The results are abysmal. Just losing all the way from beginning to end. ¿Where did I mess up? ¿how can I properly multiply the values in the eigenvector, determine the number of positions to hold, and create the portfolio correctly?
Any assistance would be massively appreciated.
num_units = num_units.transpose()
df['Portfolio Units'] = num_units
df
df['W $ Units'] = df['W']*hedge_ratios[0]*df['Portfolio Units']
df['X $ Units'] = df['X']*hedge_ratios[1]*df['Portfolio Units']
df['Y $ Units'] = df['Y']*hedge_ratios[2]*df['Portfolio Units']

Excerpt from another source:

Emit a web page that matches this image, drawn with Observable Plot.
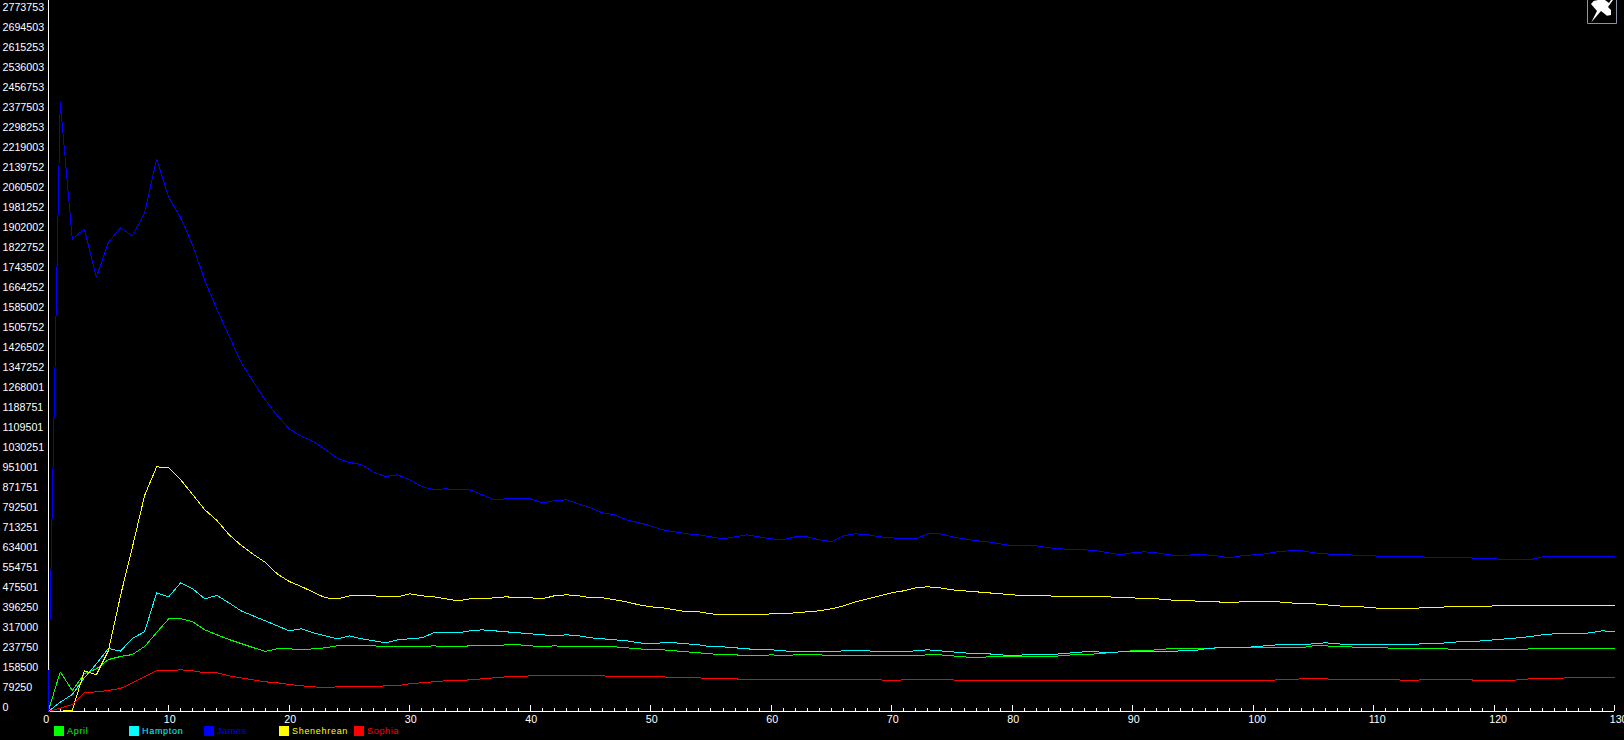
<!DOCTYPE html>
<html>
<head>
<meta charset="utf-8">
<script src="https://cdn.jsdelivr.net/npm/d3@7"></script>
<script src="https://cdn.jsdelivr.net/npm/@observablehq/plot@0.6"></script>
<style>
html,body{margin:0;padding:0;background:#000;overflow:hidden;width:1624px;height:740px}
#chart{position:relative;width:1624px;height:725px}
#chart svg.plot{display:block;font-family:"Liberation Sans",Arial,sans-serif}
#pin{position:absolute;left:1586.5px;top:0;width:30px;height:24px}
#legend{display:flex;height:15px;padding-left:54px;font:9px "Liberation Sans",Arial,sans-serif;letter-spacing:.7px}
#legend .item{width:75px;display:flex;align-items:flex-start;height:15px}
#legend .sw{width:10px;height:10px;margin-top:1px;margin-right:3px}
#legend .lb{line-height:12px}
</style>
</head>
<body>
<div id="chart"></div>
<div id="legend"></div>
<script>
const seriesNames = ["April","Hampton","James","Shenehrean","Sophia"];
const seriesColors = ["#00ff00","#00ffff","#0000ff","#ffff00","#ff0000"];
const yTickValues = [0,79250,158500,237750,317000,396250,475501,554751,634001,713251,792501,871751,951001,1030251,1109501,1188751,1268001,1347252,1426502,1505752,1585002,1664252,1743502,1822752,1902002,1981252,2060502,2139752,2219003,2298253,2377503,2456753,2536003,2615253,2694503,2773753];
const xMajorTicks = [0,10,20,30,40,50,60,70,80,90,100,110,120,130];
const xMinorTicks = d3.range(0,131);
const minorTickHeight = 11900;
const majorTickHeight = 23800;
const yAxisTop = 2817340;

const april = [
0,157311,83213,149386,169199,206050,217938,225863,257563,313038,
367361,367361,355474,323736,303924,285300,269450,253600,237750,248449,
248449,244486,248449,252411,260336,260336,260336,260336,256374,256374,
256374,256374,260336,256374,256374,260336,260336,260336,264299,264299,
260336,256374,260336,256374,256374,256374,256374,256374,252411,248449,
244486,244486,240524,236561,232599,228636,224674,224674,220711,220711,
224674,220711,224674,224674,224674,220711,220711,220711,220711,220711,
220711,220711,220711,224674,224674,220711,216749,212786,216749,216749,
216749,216749,216749,216749,220711,224674,224674,228636,232599,236561,
240524,240524,244486,248449,248449,248449,249638,252411,252411,252411,
252411,252411,252411,252411,252411,260336,260336,256374,256374,252411,
252411,252411,248449,248449,248449,248449,248449,244486,244486,244486,
244486,244486,244486,248449,248449,248449,248449,248449,248449,248449,
248449];

const hampton = [
0,36851,67363,133536,189011,249638,239063,290449,315811,470349,
454499,510261,486236,446574,459650,430724,399024,379211,359399,339586,
319774,327699,311849,299961,288074,299961,288074,280149,272224,284111,
288074,292036,311849,311849,311849,319774,323736,319774,315811,311849,
307886,303924,299961,303924,299961,292036,288074,284111,280149,272224,
268261,272224,272224,268261,264299,256374,256374,252411,248449,244486,
244486,240524,236561,236561,236561,236561,240524,240524,240524,236561,
236561,236561,240524,244486,240524,236561,232599,228636,228636,224674,
220711,224674,224674,224674,228636,232599,236561,236561,232599,236561,
236561,236561,236561,236561,240524,240524,248449,252411,252411,252411,
256374,260336,264299,264299,264299,268261,272224,268261,264299,264299,
264299,264299,264299,264299,268261,268261,272224,276186,276186,280149,
284111,288074,292036,297188,303924,307886,307886,307886,311849,319774,
315811];

const james = [
0,2414351,1870300,1912699,1720914,1859626,1916661,1884961,1974514,2190074,
2037914,1956286,1846525,1707838,1592925,1489900,1384101,1308814,1235111,1172900,
1120199,1090876,1069875,1038175,1002513,986663,978738,948226,931188,937924,
918111,891563,878486,882449,878486,878486,858674,838861,842824,842824,
842824,826974,834899,838861,823011,807161,787349,779424,759611,747724,
735836,719986,712061,704136,700174,692249,684324,692249,700174,692249,
684324,680361,692249,692249,680361,672436,696211,704136,700174,692249,
688286,684324,684324,704136,704136,692249,684324,676399,672436,664511,
656586,656586,656586,648661,644699,640736,640736,636774,628849,620924,
628849,632811,628849,620924,616961,620924,620924,616961,609036,616961,
620924,624886,632811,636774,636774,628849,624886,620924,620924,616961,
616961,612999,612999,612999,612999,609036,609036,609036,609036,605074,
605074,601111,601111,601111,612999,612999,612999,612999,612999,612999,
612999];

const shenehrean = [
0,1300,3963,161274,145424,241713,458863,653813,855900,969631,
965669,918111,858674,799236,756838,701363,658981,623319,591619,545661,
515125,495313,472748,450536,446574,458461,458461,458461,454499,454499,
466386,458461,454499,446574,438649,446574,446574,450536,454499,450536,
450536,446574,458461,462424,458461,450536,450536,442611,434686,422799,
414874,410911,402986,395061,395061,387136,383174,383174,383174,383174,
387136,387136,391099,395061,399024,406949,418836,434686,446574,458461,
470349,478274,490161,494124,490161,482236,478274,474311,470349,466386,
462424,458461,458461,458461,454499,454499,454499,454499,454499,450536,
450536,446574,446574,442611,438649,438649,434686,434686,430724,434686,
434686,434686,434686,430724,426761,426761,422799,418836,414874,414874,
410911,406949,406949,406949,410911,410911,414874,414874,414874,414874,
418836,418836,418836,418836,418836,418836,418836,418836,418836,418836,
418836];

const sophia = [
0,13076,27738,74099,78061,83213,91138,113724,137499,161274,
161274,165236,161274,153349,153349,141461,133536,125611,117686,113724,
106988,101836,97874,93911,97874,97874,97874,97874,101836,101836,
109761,113724,117686,121649,121649,125611,129574,133536,137499,137499,
141461,141461,141461,141461,141461,141461,141461,137499,137499,137499,
137499,137499,133536,133536,133536,129574,129574,129574,125611,125611,
125611,125611,125611,125611,125611,125611,125611,125611,125611,125611,
121649,125611,125611,125611,125611,125611,121649,121649,121649,121649,
121649,121649,121649,121649,121649,121649,121649,121649,121649,121649,
121649,121649,121649,121649,121649,121649,121649,121649,121649,121649,
121649,121649,125611,125611,129574,129574,129574,125611,125611,125611,
125611,125611,125611,121649,125611,125611,125611,125611,125611,121649,
121649,121649,125611,129574,129574,129574,133536,133536,133536,133536,
133536];

const seriesValues = [april,hampton,james,shenehrean,sophia];
const rows = seriesNames.flatMap((name,i)=>seriesValues[i].map((v,x)=>({name,x,v})));

const plot = Plot.plot({
  width:1624,
  height:725,
  marginLeft:47.7,
  marginRight:9.8,
  marginTop:11,
  marginBottom:14,
  style:{background:"#000",color:"#fff",fontSize:"10.7px",fontFamily:'"Liberation Sans",Arial,sans-serif',overflow:"hidden"},
  x:{domain:[0,130],axis:null},
  y:{domain:[0,2773753],axis:null},
  color:{domain:seriesNames,range:seriesColors},
  marks:[
    Plot.ruleX([0],{x:d=>d,y1:0,y2:yAxisTop,stroke:"#fff",shapeRendering:"crispEdges"}),
    Plot.ruleY([0],{y:d=>d,stroke:"#fff",shapeRendering:"crispEdges"}),
    Plot.ruleX(xMinorTicks,{x:d=>d,y1:0,y2:minorTickHeight,stroke:"#fff",shapeRendering:"crispEdges"}),
    Plot.ruleX(xMajorTicks,{x:d=>d,y1:0,y2:majorTickHeight,stroke:"#fff",shapeRendering:"crispEdges"}),
    Plot.line(rows,{x:"x",y:"v",z:"name",stroke:"name",strokeWidth:1,curve:"linear",shapeRendering:"crispEdges",strokeLinejoin:"miter"}),
    Plot.text(yTickValues,{x:0,y:d=>d,text:d=>String(d),dx:-45.7,dy:-4,textAnchor:"start",fill:"#fff"}),
    Plot.text(xMajorTicks,{x:d=>d,y:0,text:d=>String(d),dx:-5,dy:8,textAnchor:"start",fill:"#fff"})
  ]
});
document.getElementById("chart").appendChild(plot);

const pin = document.createElementNS("http://www.w3.org/2000/svg","svg");
pin.setAttribute("id","pin");
pin.setAttribute("viewBox","0 0 30 24");
pin.innerHTML = '<path d="M.5 0V23.5H29.5V0" fill="none" stroke="#8a94a6"/><path d="M4.3 22.3 L10 11 L4 4 L6.7 1 L11 0 L18 0 L22 3 L24 0 L26 0 L21 7 L24 10 L24 15 L20 15.7 L14 11 Z" fill="#fff"/>';
document.getElementById("chart").appendChild(pin);

const legend = document.getElementById("legend");
seriesNames.forEach((name,i)=>{
  const item = document.createElement("div"); item.className="item";
  const sw = document.createElement("div"); sw.className="sw"; sw.style.background=seriesColors[i];
  const lb = document.createElement("div"); lb.className="lb"; lb.textContent=name; lb.style.color=seriesColors[i];
  item.append(sw,lb); legend.append(item);
});
</script>
</body>
</html>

positions = df[['W $ Units','X $ Units','Y $ Units']]
positions
pnl = pd.DataFrame()
pnl['W Pnl'] = (df['W']/df['W'].shift(1)-1)*df['W $ Units']
pnl['X Pnl'] = (df['X']/df['X'].shift(1)-1)*df['X $ Units']
pnl['Y Pnl'] = (df['Y']/df['Y'].shift(1)-1)*df['Y $ Units']
pnl['Total PNL'] = pnl.sum(axis=1)
pnl['Total PNL'].cumsum().plot(figsize=(20,12))
I know that if I just revert my positions (not use -1 in the y_port), the results will change and I'll get a positive return. However, I want to know what I did wrong. Using -Z for a mean-reversion strategy makes sense, and I would like to know where I made the mistake, so I can keep up with the rest of the book,
I think that you need to shift df['W $ Units'], df['X $ Units'] and df['Y $ Units'] with 1 as well. So to use df['Y $ Units'].shift(1) instead of df['Y $ Units'], for example.
The result you receive is not abysmal - it is unrealistic. Without shifting df['... $ Units'] you are looking ahead and using data that is not yet available.